9. The “Hospitals Safe from Disasters” initiative was implemented in order to ensure that hospitals wouldn’t collapse in the event of a natural disaster. The he Dominican Republic is vulnerable to extreme weather phenomena, and thus the initiative makes certain that health facilities consist of certified safety evaluators. Moreover, the initiative provides guidelines for stable hospital design. The initiative upholds the Dominican Republic’s increasing life expectancy trend not only by protecting vulnerable civilian lives from disasters. Furthermore, it prevents economic strains that may ensue from infrastructure damage. As established by the World Bank, national economics directly correlates with life expectancy. 

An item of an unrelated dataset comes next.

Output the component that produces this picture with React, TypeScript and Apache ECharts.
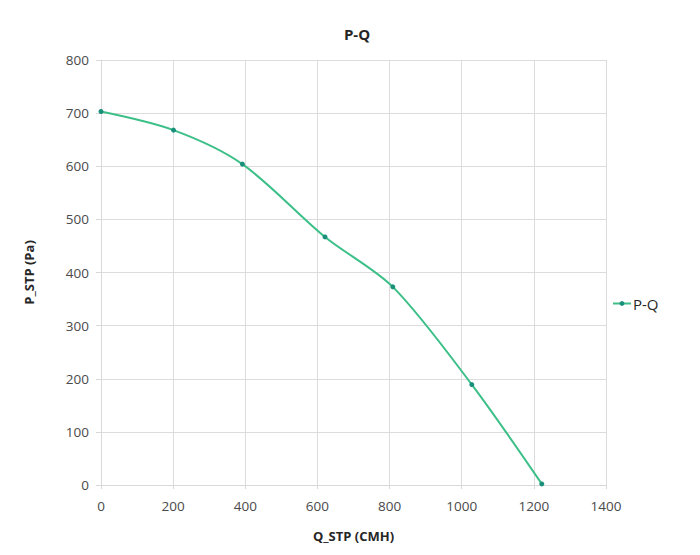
import React, { useEffect, useRef } from "react";
import * as echarts from "echarts";

const qValues = [0, 201, 392, 621, 809, 1028, 1222];
const pValues = [703, 668, 604, 467, 373, 189, 2];
const seriesName = "P-Q";
const titleText = "P-Q";
const xAxisName = "Q_STP (CMH)";
const yAxisName = "P_STP (Pa)";

export default function App() {
  const ref = useRef<HTMLDivElement>(null);
  useEffect(() => {
    const chart = echarts.init(ref.current!, null, { renderer: "svg" });
    const font = "'Open Sans', 'Liberation Sans', sans-serif";
    chart.setOption({
      animation: false,
      backgroundColor: "#ffffff",
      textStyle: { fontFamily: font },
      title: {
        text: titleText,
        left: 352,
        top: 21,
        textAlign: "center",
        textStyle: { fontSize: 15, fontWeight: "bold", color: "#262626", fontFamily: font },
      },
      legend: {
        orient: "vertical",
        left: 607,
        top: 291,
        itemWidth: 18,
        itemHeight: 6,
        itemGap: 4,
        textStyle: { fontSize: 15, color: "#262626", fontFamily: font, padding: [0, 0, 0, -3] },
        data: [{ name: seriesName }],
      },
      grid: { left: 101, right: 94, top: 60, bottom: 70, containLabel: false },
      xAxis: {
        type: "value",
        min: 0,
        max: 1400,
        interval: 200,
        name: xAxisName,
        nameLocation: "middle",
        nameGap: 44,
        nameTextStyle: { fontSize: 13, fontWeight: "bold", color: "#262626", fontFamily: font },
        axisLine: { show: true, lineStyle: { color: "#d9d9d9" } },
        axisTick: { show: true, length: 4, lineStyle: { color: "#d9d9d9" } },
        axisLabel: {
          fontSize: 13.5,
          color: "#4a4a4a",
          margin: 14,
          fontFamily: font,
          formatter: (v: number) => String(v),
        },
        splitLine: { show: true, lineStyle: { color: "#dcdcdc", width: 1 } },
      },
      yAxis: {
        type: "value",
        min: 0,
        max: 800,
        interval: 100,
        name: yAxisName,
        nameLocation: "middle",
        nameGap: 66,
        nameRotate: 90,
        nameTextStyle: { fontSize: 13, fontWeight: "bold", color: "#262626", fontFamily: font },
        axisLine: { show: true, lineStyle: { color: "#d9d9d9" } },
        axisTick: { show: true, length: 5, lineStyle: { color: "#d9d9d9" } },
        axisLabel: {
          fontSize: 13.5,
          color: "#4a4a4a",
          margin: 12,
          fontFamily: font,
          formatter: (v: number) => String(v),
        },
        splitLine: { show: true, lineStyle: { color: "#dcdcdc", width: 1 } },
      },
      series: [
        {
          name: seriesName,
          type: "line",
          smooth: 0.3,
          data: qValues.map((q, i) => [q, pValues[i]]),
          symbol: "circle",
          symbolSize: 5,
          lineStyle: { color: "#3dbf88", width: 2 },
          itemStyle: { color: "#1a8f7a" },
        },
      ],
    });
    return () => chart.dispose();
  }, []);
  return (
    <div
      ref={ref}
      style={{ position: "fixed", left: 0, top: 0, width: 700, height: 555 }}
    />
  );
}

10. Further increasing the Dominican Republic’s life expectancy requires targeting young people’s education. 20 percent of adolescents have neither studied nor worked, and these individuals compromise a significant portion of the impoverished Dominican population. These adolescents face stagnant socio-economic statuses and inferior health, affected by high STI and obesity rates. According to The Global Partnership for Education, efforts to provide access to schooling can increase an adolescent’s chance of having a healthier life. Sustainable education projects facilitated by NGO, private sector, and public sector partnerships at the local level would likely be most successful. 

Conclusion

With each passing year, living conditions in the Dominican Republic continue to consistently improve as a result of new economic programs that support a growing middle class, government policies that ensure human security, and NGO action that increases accessibility to medical assistance. To further increase the Dominican life expectancy rate, these initiatives must expand to include marginalized groups and impoverished populations; only then will the Dominican Republic be able to compete among developed nations.

The views expressed by the author do not necessarily reflect those of the Glimpse from the Globe staff, editors or governors.